Thursday, May 28, 2009

Millions displaced by Tropical Cyclone Aila

Millions displaced by Cyclone Aila

Cyclone Aila has left millions stranded in India and Bangladesh while many do not have access to food and water. Many homes were completely destroyed.

From Scientific American video

Tuesday, May 26, 2009

Cyclone Aila hits India and Bangladesh

Frequently we all tend to discount the threat from tropical storms and Cat 1 hurricanes. I know I have said more than once if it is a Cat 3 or above I'll go but for a category 1 or 2 I'll just ride it out. Well two of the deadliest storms in Houston (not including Ike) were tropical storms Allison and Alecia. Both of these storms caused major flooding resulting in bad property damage and a loss of life.

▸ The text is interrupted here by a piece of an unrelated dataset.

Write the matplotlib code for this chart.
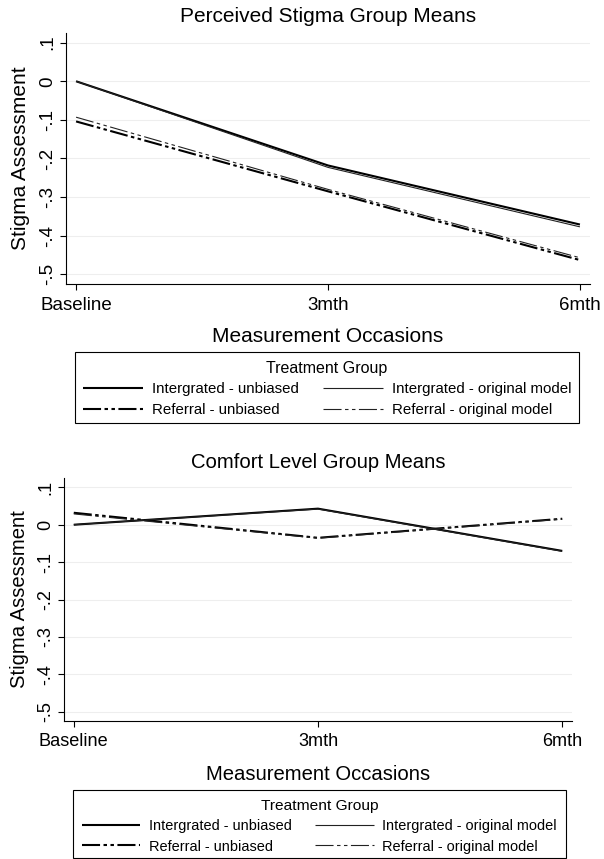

Hurricane season starts next week in the western hemisphere, but tropical storms are active throughout the year in the Pacific and around south Asia. Today tropical Cyclone Aila came ashore near the border of India and Bangladesh. Aila came ashore as a Category 1 - a minimal cyclone with 75 mph winds and caused an immense amount of damage.

KOLKATA: A day after cyclone Aila battered coastal West Bengal, especially 24 Parganas, uprooting trees, snapping power cables and leaving a trail of destruction in its wake, rescue operations were on in full swing Tuesday with the army also moving in to help, as the death toll mounted to 82. The cyclone that also affected more than 400,000 people has begun to weaken and move off. Twenty-two people have died due to heavy landslides in Darjeeling, while in North 24 Parganas, 16 were killed in the storms. Fifteen deaths were reported from South 24 Parganas and nine in Kolkata. Seven people lost their lives in Howrah, five in Hooghly, three in Murshidabad, two in Birbhum and one each in Malda, East Midnapore and Bakura. The state government carried out rescue operations in Kolkata's neighbouring South 24 Parganas district where the cyclone and the accompanying heavy rains inundated large swathes of land and left thousands homeless.
Cyclone Aila swallows Sunderbans tigers

As the human toll from Monday's cyclone rose to 64, beat officers and range officials in the Sunderbans feared hundreds of herbivores and at least a dozen tigers might have been swept away by the giant waves that lashed the forests. While a tiger had sneaked into the Jamespur village wading through the flood waters and was tranquillised early on Tuesday morning, 20 crocodiles and two spotted deer were found dead. The full extent of the damage will be known only after an assessment by forest teams. As per the last census, the Sunderbans had 265 tigers.
Cyclone Aila kills nearly 200 in Bangladesh, India

DHAKA (Reuters) – Nearly 200 people have been killed by a cyclone that ripped through Bangladesh and eastern India, while millions remained marooned by floodwater or forced to live in shelters.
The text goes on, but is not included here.